**** MATERIAL ****

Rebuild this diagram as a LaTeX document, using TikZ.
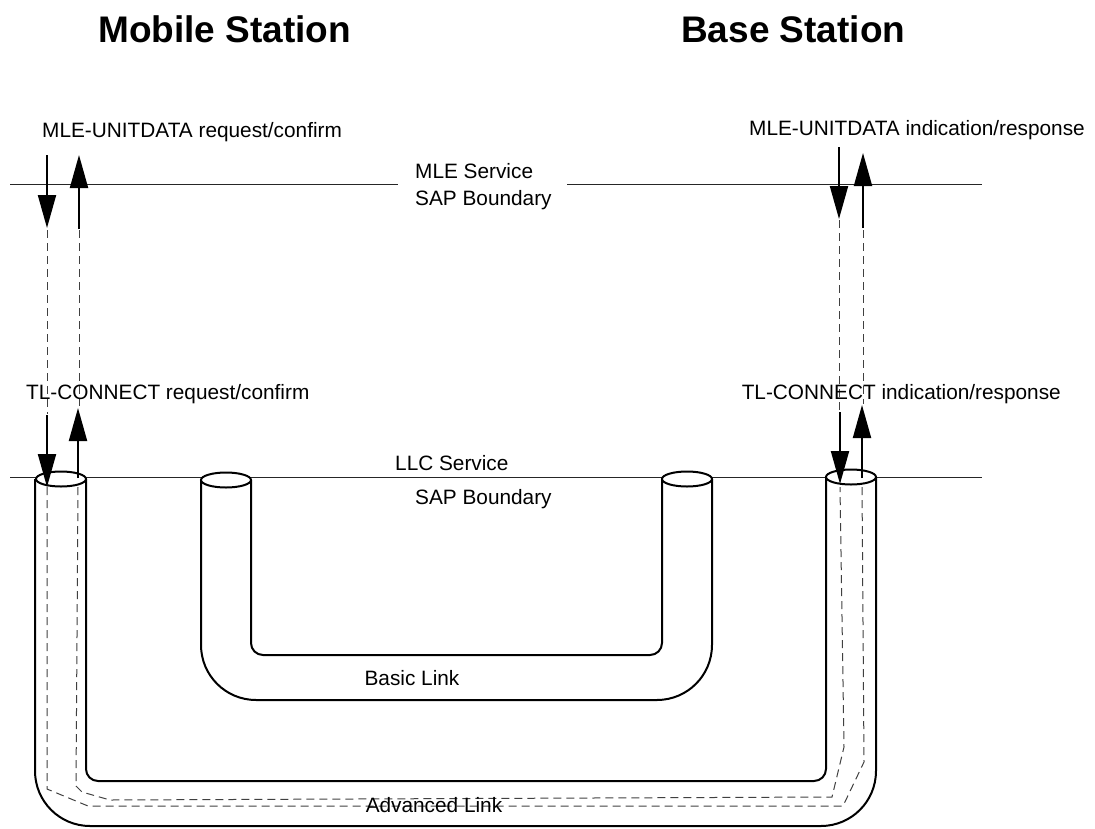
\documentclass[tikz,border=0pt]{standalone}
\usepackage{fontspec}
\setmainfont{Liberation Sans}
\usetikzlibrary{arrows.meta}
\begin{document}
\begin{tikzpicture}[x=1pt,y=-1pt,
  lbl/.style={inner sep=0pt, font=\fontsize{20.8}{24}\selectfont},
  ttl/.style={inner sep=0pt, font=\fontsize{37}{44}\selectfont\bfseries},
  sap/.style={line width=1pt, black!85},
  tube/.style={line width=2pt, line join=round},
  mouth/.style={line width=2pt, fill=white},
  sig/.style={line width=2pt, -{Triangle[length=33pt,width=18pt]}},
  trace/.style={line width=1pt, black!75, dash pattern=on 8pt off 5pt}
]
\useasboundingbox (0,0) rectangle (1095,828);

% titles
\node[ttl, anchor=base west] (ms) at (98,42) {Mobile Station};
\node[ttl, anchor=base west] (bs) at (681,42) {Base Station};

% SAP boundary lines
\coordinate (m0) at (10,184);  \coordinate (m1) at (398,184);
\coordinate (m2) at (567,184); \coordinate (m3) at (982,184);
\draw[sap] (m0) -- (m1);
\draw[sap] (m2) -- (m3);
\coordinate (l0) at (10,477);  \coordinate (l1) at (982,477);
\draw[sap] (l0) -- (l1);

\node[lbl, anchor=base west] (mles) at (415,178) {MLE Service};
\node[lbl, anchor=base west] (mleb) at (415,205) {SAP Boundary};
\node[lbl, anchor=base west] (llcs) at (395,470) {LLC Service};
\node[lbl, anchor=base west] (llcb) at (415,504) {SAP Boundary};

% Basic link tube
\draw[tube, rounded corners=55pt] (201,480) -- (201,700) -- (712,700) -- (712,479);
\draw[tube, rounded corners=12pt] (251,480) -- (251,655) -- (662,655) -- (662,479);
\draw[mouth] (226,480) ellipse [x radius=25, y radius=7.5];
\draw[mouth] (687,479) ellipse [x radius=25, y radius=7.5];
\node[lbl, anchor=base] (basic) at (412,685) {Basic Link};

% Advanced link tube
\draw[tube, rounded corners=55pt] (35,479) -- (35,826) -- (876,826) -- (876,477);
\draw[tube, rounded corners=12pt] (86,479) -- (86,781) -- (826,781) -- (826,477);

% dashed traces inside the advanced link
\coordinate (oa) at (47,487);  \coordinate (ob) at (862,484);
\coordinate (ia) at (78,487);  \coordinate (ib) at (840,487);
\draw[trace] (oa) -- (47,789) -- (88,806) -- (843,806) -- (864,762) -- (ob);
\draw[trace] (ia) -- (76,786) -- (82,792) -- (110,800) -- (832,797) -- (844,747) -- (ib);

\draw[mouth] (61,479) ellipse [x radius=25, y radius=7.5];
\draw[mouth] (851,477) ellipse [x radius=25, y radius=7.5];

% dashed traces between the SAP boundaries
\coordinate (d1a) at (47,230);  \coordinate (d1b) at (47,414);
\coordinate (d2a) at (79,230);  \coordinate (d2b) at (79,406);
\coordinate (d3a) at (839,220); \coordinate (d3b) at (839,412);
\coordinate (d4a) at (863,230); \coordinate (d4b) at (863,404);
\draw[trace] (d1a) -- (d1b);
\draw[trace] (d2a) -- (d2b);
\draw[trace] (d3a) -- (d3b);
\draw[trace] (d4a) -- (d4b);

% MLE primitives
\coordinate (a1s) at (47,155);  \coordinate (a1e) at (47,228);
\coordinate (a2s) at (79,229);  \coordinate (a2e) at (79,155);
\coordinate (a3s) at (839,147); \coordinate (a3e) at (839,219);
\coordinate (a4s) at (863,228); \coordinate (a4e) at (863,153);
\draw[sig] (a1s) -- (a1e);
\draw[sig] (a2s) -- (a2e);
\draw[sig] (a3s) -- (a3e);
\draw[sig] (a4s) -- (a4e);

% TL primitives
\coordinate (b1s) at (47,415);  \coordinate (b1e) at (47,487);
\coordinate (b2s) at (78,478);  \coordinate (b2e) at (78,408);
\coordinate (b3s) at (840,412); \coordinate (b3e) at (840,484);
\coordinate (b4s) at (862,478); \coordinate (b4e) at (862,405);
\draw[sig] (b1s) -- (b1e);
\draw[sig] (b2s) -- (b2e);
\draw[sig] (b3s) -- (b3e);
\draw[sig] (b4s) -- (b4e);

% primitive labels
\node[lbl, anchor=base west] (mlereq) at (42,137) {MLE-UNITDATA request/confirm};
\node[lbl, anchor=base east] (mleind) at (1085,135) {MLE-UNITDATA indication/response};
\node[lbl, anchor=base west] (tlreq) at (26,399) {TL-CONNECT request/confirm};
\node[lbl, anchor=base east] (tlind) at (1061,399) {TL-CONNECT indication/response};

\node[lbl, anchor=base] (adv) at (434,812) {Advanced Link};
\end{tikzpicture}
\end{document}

****

• WHAT YOU WILL DO: Repeat the lines exactly as they stand, from the opening line of the data through the line with "(0,0) rectangle (1095,828);". Pictures stay out of the copy.

• SOLUTION TO THE PROBLEM:
Rebuild this diagram as a LaTeX document, using TikZ.
\documentclass[tikz,border=0pt]{standalone}
\usepackage{fontspec}
\setmainfont{Liberation Sans}
\usetikzlibrary{arrows.meta}
\begin{document}
\begin{tikzpicture}[x=1pt,y=-1pt,
  lbl/.style={inner sep=0pt, font=\fontsize{20.8}{24}\selectfont},
  ttl/.style={inner sep=0pt, font=\fontsize{37}{44}\selectfont\bfseries},
  sap/.style={line width=1pt, black!85},
  tube/.style={line width=2pt, line join=round},
  mouth/.style={line width=2pt, fill=white},
  sig/.style={line width=2pt, -{Triangle[length=33pt,width=18pt]}},
  trace/.style={line width=1pt, black!75, dash pattern=on 8pt off 5pt}
]
\useasboundingbox (0,0) rectangle (1095,828);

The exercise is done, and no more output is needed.